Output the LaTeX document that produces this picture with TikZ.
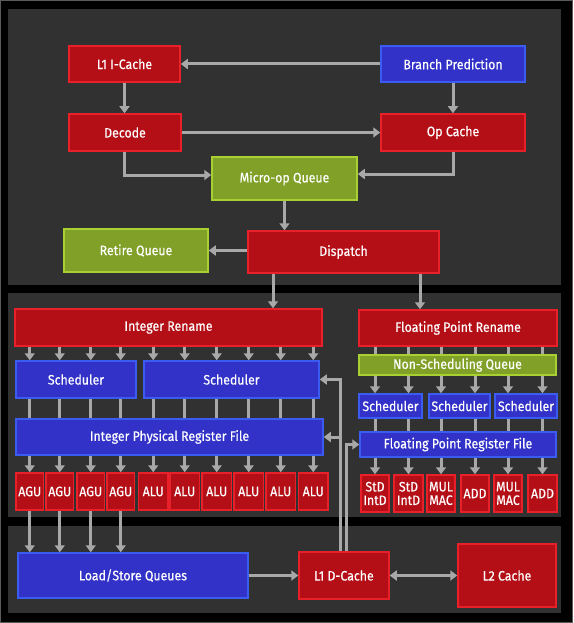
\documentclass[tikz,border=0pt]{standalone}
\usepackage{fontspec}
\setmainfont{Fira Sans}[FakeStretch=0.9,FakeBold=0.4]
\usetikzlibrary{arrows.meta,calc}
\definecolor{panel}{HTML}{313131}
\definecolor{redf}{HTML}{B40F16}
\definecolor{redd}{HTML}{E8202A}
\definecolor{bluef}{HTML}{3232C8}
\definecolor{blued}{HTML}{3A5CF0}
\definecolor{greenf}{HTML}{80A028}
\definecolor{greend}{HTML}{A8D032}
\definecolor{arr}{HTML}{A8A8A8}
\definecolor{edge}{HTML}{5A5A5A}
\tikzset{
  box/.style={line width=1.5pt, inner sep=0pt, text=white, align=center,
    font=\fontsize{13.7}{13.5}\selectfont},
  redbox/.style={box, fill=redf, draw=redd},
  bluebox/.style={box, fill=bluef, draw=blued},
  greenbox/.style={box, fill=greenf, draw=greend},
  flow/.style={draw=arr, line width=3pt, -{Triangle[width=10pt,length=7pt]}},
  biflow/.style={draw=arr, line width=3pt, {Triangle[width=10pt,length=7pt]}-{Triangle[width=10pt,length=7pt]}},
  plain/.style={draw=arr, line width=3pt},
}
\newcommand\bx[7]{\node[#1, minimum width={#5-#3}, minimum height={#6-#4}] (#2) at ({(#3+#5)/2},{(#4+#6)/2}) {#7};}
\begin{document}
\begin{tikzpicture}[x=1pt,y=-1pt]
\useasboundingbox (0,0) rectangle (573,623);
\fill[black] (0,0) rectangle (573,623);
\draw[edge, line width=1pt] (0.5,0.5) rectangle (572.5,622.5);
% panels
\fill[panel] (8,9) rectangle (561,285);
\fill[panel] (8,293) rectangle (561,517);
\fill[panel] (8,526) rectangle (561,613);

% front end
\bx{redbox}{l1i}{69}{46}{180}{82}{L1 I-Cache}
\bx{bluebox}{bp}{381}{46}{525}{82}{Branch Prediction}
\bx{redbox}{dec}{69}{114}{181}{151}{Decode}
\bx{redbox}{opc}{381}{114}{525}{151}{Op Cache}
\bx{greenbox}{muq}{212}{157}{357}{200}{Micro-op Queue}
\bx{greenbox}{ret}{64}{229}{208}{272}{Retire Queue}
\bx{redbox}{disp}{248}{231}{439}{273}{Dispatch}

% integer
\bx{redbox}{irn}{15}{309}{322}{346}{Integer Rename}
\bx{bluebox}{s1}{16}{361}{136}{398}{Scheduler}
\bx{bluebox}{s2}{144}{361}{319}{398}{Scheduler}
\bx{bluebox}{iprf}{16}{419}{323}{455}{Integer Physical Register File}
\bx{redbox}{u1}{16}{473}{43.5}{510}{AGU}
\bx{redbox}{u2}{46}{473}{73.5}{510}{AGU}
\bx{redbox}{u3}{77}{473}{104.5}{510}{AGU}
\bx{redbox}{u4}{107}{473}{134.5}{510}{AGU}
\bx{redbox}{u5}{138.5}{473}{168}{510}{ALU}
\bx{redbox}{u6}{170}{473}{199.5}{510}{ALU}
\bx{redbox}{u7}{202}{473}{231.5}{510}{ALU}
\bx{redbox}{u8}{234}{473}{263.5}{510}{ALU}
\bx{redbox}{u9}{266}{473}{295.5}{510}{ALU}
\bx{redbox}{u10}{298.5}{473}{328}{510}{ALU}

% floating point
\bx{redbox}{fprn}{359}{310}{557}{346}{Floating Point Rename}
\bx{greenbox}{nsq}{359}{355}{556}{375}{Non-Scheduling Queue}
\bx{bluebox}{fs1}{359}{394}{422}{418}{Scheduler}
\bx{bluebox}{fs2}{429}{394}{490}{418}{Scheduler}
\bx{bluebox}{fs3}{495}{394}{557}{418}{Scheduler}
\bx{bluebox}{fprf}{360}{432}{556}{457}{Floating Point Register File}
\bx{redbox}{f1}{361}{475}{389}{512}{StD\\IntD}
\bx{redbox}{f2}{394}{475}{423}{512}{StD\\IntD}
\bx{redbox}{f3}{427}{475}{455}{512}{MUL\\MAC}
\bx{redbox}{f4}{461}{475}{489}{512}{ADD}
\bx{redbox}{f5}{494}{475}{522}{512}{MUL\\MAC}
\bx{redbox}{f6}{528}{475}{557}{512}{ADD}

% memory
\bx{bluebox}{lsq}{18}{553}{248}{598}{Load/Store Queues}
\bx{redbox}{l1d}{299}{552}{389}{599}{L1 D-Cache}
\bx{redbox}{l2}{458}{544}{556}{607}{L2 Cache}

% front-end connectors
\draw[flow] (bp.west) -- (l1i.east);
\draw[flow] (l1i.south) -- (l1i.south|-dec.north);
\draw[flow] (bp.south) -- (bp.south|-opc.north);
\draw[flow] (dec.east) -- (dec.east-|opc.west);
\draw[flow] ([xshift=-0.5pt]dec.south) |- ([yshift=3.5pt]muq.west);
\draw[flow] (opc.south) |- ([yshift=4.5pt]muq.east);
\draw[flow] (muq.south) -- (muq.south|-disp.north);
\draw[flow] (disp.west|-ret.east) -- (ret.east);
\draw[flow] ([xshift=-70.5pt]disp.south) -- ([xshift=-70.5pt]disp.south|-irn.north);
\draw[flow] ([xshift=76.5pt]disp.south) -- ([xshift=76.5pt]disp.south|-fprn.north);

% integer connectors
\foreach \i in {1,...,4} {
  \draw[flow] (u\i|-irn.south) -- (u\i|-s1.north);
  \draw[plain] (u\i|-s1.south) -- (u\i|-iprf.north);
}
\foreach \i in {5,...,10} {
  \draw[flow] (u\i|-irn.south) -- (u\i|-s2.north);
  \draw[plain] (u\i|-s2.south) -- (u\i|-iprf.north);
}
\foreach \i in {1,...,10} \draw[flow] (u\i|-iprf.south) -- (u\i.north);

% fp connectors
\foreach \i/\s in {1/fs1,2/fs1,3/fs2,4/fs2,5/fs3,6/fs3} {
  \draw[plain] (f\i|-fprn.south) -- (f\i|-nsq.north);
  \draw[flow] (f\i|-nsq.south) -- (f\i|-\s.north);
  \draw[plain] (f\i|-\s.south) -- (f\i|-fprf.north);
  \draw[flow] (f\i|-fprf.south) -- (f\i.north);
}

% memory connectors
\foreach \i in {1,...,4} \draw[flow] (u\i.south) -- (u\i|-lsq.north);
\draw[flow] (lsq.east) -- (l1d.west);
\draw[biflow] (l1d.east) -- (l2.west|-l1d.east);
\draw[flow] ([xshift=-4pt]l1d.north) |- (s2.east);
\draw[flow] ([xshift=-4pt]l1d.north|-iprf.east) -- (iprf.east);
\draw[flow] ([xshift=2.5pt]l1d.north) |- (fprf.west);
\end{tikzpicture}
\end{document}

━━━━━━━━━━━━━━━━

Take the data above and repeat it exactly, leaving each picture out.

**RESULT OF THIS EXERCISE**
Output the LaTeX document that produces this picture with TikZ.
\documentclass[tikz,border=0pt]{standalone}
\usepackage{fontspec}
\setmainfont{Fira Sans}[FakeStretch=0.9,FakeBold=0.4]
\usetikzlibrary{arrows.meta,calc}
\definecolor{panel}{HTML}{313131}
\definecolor{redf}{HTML}{B40F16}
\definecolor{redd}{HTML}{E8202A}
\definecolor{bluef}{HTML}{3232C8}
\definecolor{blued}{HTML}{3A5CF0}
\definecolor{greenf}{HTML}{80A028}
\definecolor{greend}{HTML}{A8D032}
\definecolor{arr}{HTML}{A8A8A8}
\definecolor{edge}{HTML}{5A5A5A}
\tikzset{
  box/.style={line width=1.5pt, inner sep=0pt, text=white, align=center,
    font=\fontsize{13.7}{13.5}\selectfont},
  redbox/.style={box, fill=redf, draw=redd},
  bluebox/.style={box, fill=bluef, draw=blued},
  greenbox/.style={box, fill=greenf, draw=greend},
  flow/.style={draw=arr, line width=3pt, -{Triangle[width=10pt,length=7pt]}},
  biflow/.style={draw=arr, line width=3pt, {Triangle[width=10pt,length=7pt]}-{Triangle[width=10pt,length=7pt]}},
  plain/.style={draw=arr, line width=3pt},
}
\newcommand\bx[7]{\node[#1, minimum width={#5-#3}, minimum height={#6-#4}] (#2) at ({(#3+#5)/2},{(#4+#6)/2}) {#7};}
\begin{document}
\begin{tikzpicture}[x=1pt,y=-1pt]
\useasboundingbox (0,0) rectangle (573,623);
\fill[black] (0,0) rectangle (573,623);
\draw[edge, line width=1pt] (0.5,0.5) rectangle (572.5,622.5);
% panels
\fill[panel] (8,9) rectangle (561,285);
\fill[panel] (8,293) rectangle (561,517);
\fill[panel] (8,526) rectangle (561,613);

% front end
\bx{redbox}{l1i}{69}{46}{180}{82}{L1 I-Cache}
\bx{bluebox}{bp}{381}{46}{525}{82}{Branch Prediction}
\bx{redbox}{dec}{69}{114}{181}{151}{Decode}
\bx{redbox}{opc}{381}{114}{525}{151}{Op Cache}
\bx{greenbox}{muq}{212}{157}{357}{200}{Micro-op Queue}
\bx{greenbox}{ret}{64}{229}{208}{272}{Retire Queue}
\bx{redbox}{disp}{248}{231}{439}{273}{Dispatch}

% integer
\bx{redbox}{irn}{15}{309}{322}{346}{Integer Rename}
\bx{bluebox}{s1}{16}{361}{136}{398}{Scheduler}
\bx{bluebox}{s2}{144}{361}{319}{398}{Scheduler}
\bx{bluebox}{iprf}{16}{419}{323}{455}{Integer Physical Register File}
\bx{redbox}{u1}{16}{473}{43.5}{510}{AGU}
\bx{redbox}{u2}{46}{473}{73.5}{510}{AGU}
\bx{redbox}{u3}{77}{473}{104.5}{510}{AGU}
\bx{redbox}{u4}{107}{473}{134.5}{510}{AGU}
\bx{redbox}{u5}{138.5}{473}{168}{510}{ALU}
\bx{redbox}{u6}{170}{473}{199.5}{510}{ALU}
\bx{redbox}{u7}{202}{473}{231.5}{510}{ALU}
\bx{redbox}{u8}{234}{473}{263.5}{510}{ALU}
\bx{redbox}{u9}{266}{473}{295.5}{510}{ALU}
\bx{redbox}{u10}{298.5}{473}{328}{510}{ALU}

% floating point
\bx{redbox}{fprn}{359}{310}{557}{346}{Floating Point Rename}
\bx{greenbox}{nsq}{359}{355}{556}{375}{Non-Scheduling Queue}
\bx{bluebox}{fs1}{359}{394}{422}{418}{Scheduler}
\bx{bluebox}{fs2}{429}{394}{490}{418}{Scheduler}
\bx{bluebox}{fs3}{495}{394}{557}{418}{Scheduler}
\bx{bluebox}{fprf}{360}{432}{556}{457}{Floating Point Register File}
\bx{redbox}{f1}{361}{475}{389}{512}{StD\\IntD}
\bx{redbox}{f2}{394}{475}{423}{512}{StD\\IntD}
\bx{redbox}{f3}{427}{475}{455}{512}{MUL\\MAC}
\bx{redbox}{f4}{461}{475}{489}{512}{ADD}
\bx{redbox}{f5}{494}{475}{522}{512}{MUL\\MAC}
\bx{redbox}{f6}{528}{475}{557}{512}{ADD}

% memory
\bx{bluebox}{lsq}{18}{553}{248}{598}{Load/Store Queues}
\bx{redbox}{l1d}{299}{552}{389}{599}{L1 D-Cache}
\bx{redbox}{l2}{458}{544}{556}{607}{L2 Cache}

% front-end connectors
\draw[flow] (bp.west) -- (l1i.east);
\draw[flow] (l1i.south) -- (l1i.south|-dec.north);
\draw[flow] (bp.south) -- (bp.south|-opc.north);
\draw[flow] (dec.east) -- (dec.east-|opc.west);
\draw[flow] ([xshift=-0.5pt]dec.south) |- ([yshift=3.5pt]muq.west);
\draw[flow] (opc.south) |- ([yshift=4.5pt]muq.east);
\draw[flow] (muq.south) -- (muq.south|-disp.north);
\draw[flow] (disp.west|-ret.east) -- (ret.east);
\draw[flow] ([xshift=-70.5pt]disp.south) -- ([xshift=-70.5pt]disp.south|-irn.north);
\draw[flow] ([xshift=76.5pt]disp.south) -- ([xshift=76.5pt]disp.south|-fprn.north);

% integer connectors
\foreach \i in {1,...,4} {
  \draw[flow] (u\i|-irn.south) -- (u\i|-s1.north);
  \draw[plain] (u\i|-s1.south) -- (u\i|-iprf.north);
}
\foreach \i in {5,...,10} {
  \draw[flow] (u\i|-irn.south) -- (u\i|-s2.north);
  \draw[plain] (u\i|-s2.south) -- (u\i|-iprf.north);
}
\foreach \i in {1,...,10} \draw[flow] (u\i|-iprf.south) -- (u\i.north);

% fp connectors
\foreach \i/\s in {1/fs1,2/fs1,3/fs2,4/fs2,5/fs3,6/fs3} {
  \draw[plain] (f\i|-fprn.south) -- (f\i|-nsq.north);
  \draw[flow] (f\i|-nsq.south) -- (f\i|-\s.north);
  \draw[plain] (f\i|-\s.south) -- (f\i|-fprf.north);
  \draw[flow] (f\i|-fprf.south) -- (f\i.north);
}

% memory connectors
\foreach \i in {1,...,4} \draw[flow] (u\i.south) -- (u\i|-lsq.north);
\draw[flow] (lsq.east) -- (l1d.west);
\draw[biflow] (l1d.east) -- (l2.west|-l1d.east);
\draw[flow] ([xshift=-4pt]l1d.north) |- (s2.east);
\draw[flow] ([xshift=-4pt]l1d.north|-iprf.east) -- (iprf.east);
\draw[flow] ([xshift=2.5pt]l1d.north) |- (fprf.west);
\end{tikzpicture}
\end{document}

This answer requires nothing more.